As the US backtracks on its liberal standards, it is flirting with what can be called the "Beijing Consensus", which makes economic development a country's paramount goal and prescribes that states should actively steer growth in a way that suits national stability. What matters in this worldview is not the nature of any country's political system, but the extent to which it improves its people's wellbeing. ...

This ... realism is ... a reversal of the neo-conservative muscle-flexing of the George W Bush years. ... For example, in times of crisis it is no shame for a government to be mercantilist, but by behaving in this way, the US has lost the moral high ground as a champion of free trade. ...

As we move from a unipolar international order to one with multiple regional powers,... [t]he result will be a new concert of powers... Instead of entrusting America with the arduous task of safeguarding international stability on its own, the BRICs (Brazil, Russia, India, and China) will assume a more prominent role in policing their own backyards. Russia can have its Caucasus, and if the generals in Myanmar should go mad, it would become China's and India's problem to sort out. ...

Whether America is able to strengthen its global influence in the future will depend not so much on its moral esteem, but on the extent to which it succeeds in revamping its economy and forging new alliances. The same will apply for other powers.

But this rising Beijing Consensus offers no guarantee of stability. A concert of powers is only as strong as its weakest pillar, and requires a great deal of self-discipline and restraint. It remains to be seen how the American public will respond to its national U-turn.

If one main player slides back into economic turmoil, nationalism will reduce the scope for pragmatic bargaining. ... And, if China comes out of the crisis as the big winner and continues to boost its power, zero-sum thinking will soon replace win-win co-operation.

I don't agree with every word of this, but I have to hit the road in a few minutes and will have to leave the response to all of you.


"Good Government and Animal Spirits"

Akerlof and Shiller say it's up to government to set animal spirits free, only then will they be maximally creative":

Good Government and Animal Spirits, by George A, Akerlof and Robert J. Shiller, Commentary, WSJ: The principal long-term result of the current financial crisis should be improved financial regulation. ...

An understanding of animal spirits -- the human psychology and culture at the heart of economic activity -- confirms the need for restoring the role of regulators... History -- including recent history -- shows that without regulation, animal spirits will drive economic activity to extremes. ...

At the end of the 1980s, our economic system was remarkably well-adapted to weather any storm. For example, massive numbers of S&Ls failed during the decade. But government protections isolated this collapse into a microeconomic event that, while it cost taxpayers quite a bit of money, only rarely cost them their jobs.

Then the economy changed -- as it always does -- challenging the regulations that were in place. ... And regulation did not adapt to reflect this change in the financial structure.
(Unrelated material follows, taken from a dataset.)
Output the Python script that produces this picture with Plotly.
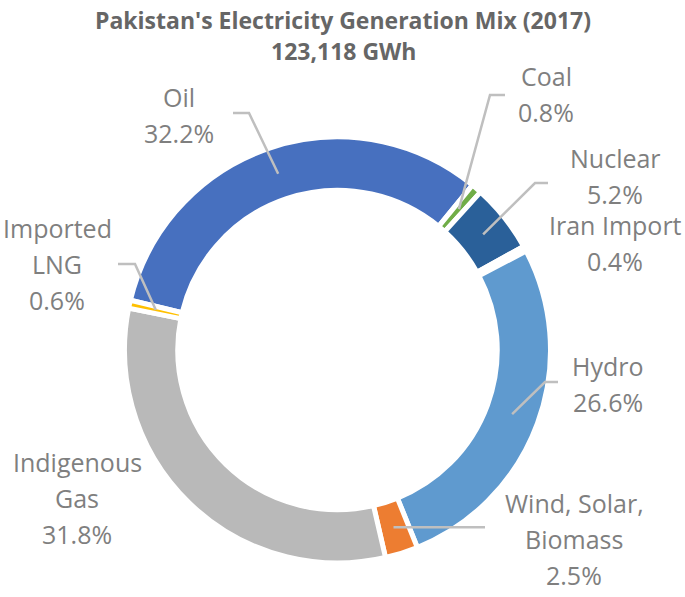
import math
import plotly.graph_objects as go

W, H = 685, 597

sources = ["Oil", "Coal", "Nuclear", "Iran Import", "Hydro",
           "Wind, Solar, Biomass", "Indigenous Gas", "Imported LNG"]
share = [32.2, 0.8, 5.2, 0.4, 26.6, 2.5, 31.8, 0.6]
label_text = ["Oil", "Coal", "Nuclear", "Iran Import", "Hydro",
              "Wind, Solar,<br>Biomass", "Indigenous<br>Gas", "Imported<br>LNG"]
colors = ["#4770BF", "#70AD47", "#2A6099", "#FFFFFF", "#5F9ACF",
          "#ED7D31", "#B9B9B9", "#FFC000"]

title_1 = "Pakistan's Electricity Generation Mix (2017)"
title_2 = "123,118 GWh"

# ring geometry (pixels)
cx, cy, R = 337.5, 350, 213
hole = 0.75
rotation = -76.5
r_lead = 186

# label placement: centre x, first line y
label_pos = {
    "Oil": (179, 97),
    "Coal": (546, 76),
    "Nuclear": (615, 158),
    "Iran Import": (615, 225),
    "Hydro": (608, 366),
    "Wind, Solar, Biomass": (574, 503),
    "Indigenous Gas": (77, 462),
    "Imported LNG": (57, 228),
}
line_gap = 36
# elbow points of leader lines (label side)
elbows = {
    "Oil": [(233, 113), (249, 113)],
    "Coal": [(505, 95), (490, 95)],
    "Nuclear": [(548, 183), (535, 183)],
    "Hydro": [(558, 382), (545, 382)],
    "Wind, Solar, Biomass": [(485, None)],
    "Imported LNG": [(118, 264), (135, 264)],
}


def px(x):
    return x / W


def py(y):
    return 1 - y / H


fig = go.Figure()
fig.add_trace(go.Pie(
    labels=sources, values=share, sort=False, direction="clockwise",
    rotation=rotation, hole=hole, textinfo="none", hoverinfo="label+percent",
    marker=dict(colors=colors, line=dict(color="white", width=5)),
    domain=dict(x=[px(cx - R), px(cx + R)], y=[py(cy + R), py(cy - R)]),
    showlegend=False,
))

# leader lines, ending at the middle of each slice
total = sum(share)
acc = 0
shapes = []
for name, v in zip(sources, share):
    mid = rotation + (acc + v / 2) / total * 360
    acc += v
    if name not in elbows:
        continue
    ex = cx + r_lead * math.sin(math.radians(mid))
    ey = cy - r_lead * math.cos(math.radians(mid))
    pts = [(x, ey if y is None else y) for x, y in elbows[name]] + [(ex, ey)]
    path = "M " + " L ".join(f"{px(x)},{py(y)}" for x, y in pts)
    shapes.append(dict(type="path", path=path, xref="paper", yref="paper",
                       line=dict(color="#BFBFBF", width=2.5), layer="above"))

annotations = []
for name, txt, v in zip(sources, label_text, share):
    x0, y0 = label_pos[name]
    lines = txt.split("<br>") + [f"{v}%"]
    for i, ln in enumerate(lines):
        annotations.append(dict(
            x=px(x0), y=py(y0 + i * line_gap), xref="paper", yref="paper",
            text=ln, showarrow=False, xanchor="center", yanchor="middle",
            font=dict(family="Open Sans", size=25, color="#7F7F7F")))

for t, y in [(title_1, 20), (title_2, 51)]:
    annotations.append(dict(
        x=px(343), y=py(y), xref="paper", yref="paper", text=f"<b>{t}</b>",
        showarrow=False, xanchor="center", yanchor="middle",
        font=dict(family="Open Sans", size=23, color="#666666")))

fig.update_layout(
    width=W, height=H, margin=dict(l=0, r=0, t=0, b=0),
    paper_bgcolor="white", plot_bgcolor="white",
    shapes=shapes, annotations=annotations,
)

# drop the page's default body margin so the figure fills the window
fig.write_html("out.html", config={"displayModeBar": False},
               post_script="document.body.style.margin='0';")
The regulatory failure led to a profound systemic instability in our economy...

Public antipathy toward regulation supplied the underlying reason for this failure. The U.S. was deep into a new view of capitalism. Americans believed in a no-holds-barred interpretation of the game. We had forgotten the hard-earned lesson of the 1930s: Capitalism can give us real prosperity, but it does so only on a playing field where the government sets the rules and acts as a referee.

Contrary to a widespread impression the current situation is not really a crisis of capitalism. Rather we must recognize that capitalism must live within certain rules. ... It may be true that in the classical economic paradigm there is full employment. But with animal spirits, waves of optimism and pessimism cause large-scale changes in aggregate demand... When demand goes down, unemployment rises. It is the role of the government to mute those changes.

Moreover, entrepreneurs and companies do not just sell people what they really want. They also sell people what they think they want, and not infrequently what they think they want turns out to be snake oil. Especially in financial markets... All of these processes are driven by stories. The stories that people tell to themselves -- about themselves, about how others behave, and even about how the economy as a whole behaves -- all influence what they do. These stories vary over time.

Such a world of animal spirits justifies the economic intervention of government. Its role is not to harness animal spirits but really to set them free, to allow them to be maximally creative. A brilliant player wants a referee, for only when the game has appropriate rules can he really show his talents. ...American financial regulation hasn't had an overhaul in 70 years. The challenge for the Obama administration, along with the U.S. Congress and our SROs, is to invent a new and better American version of the capitalist game.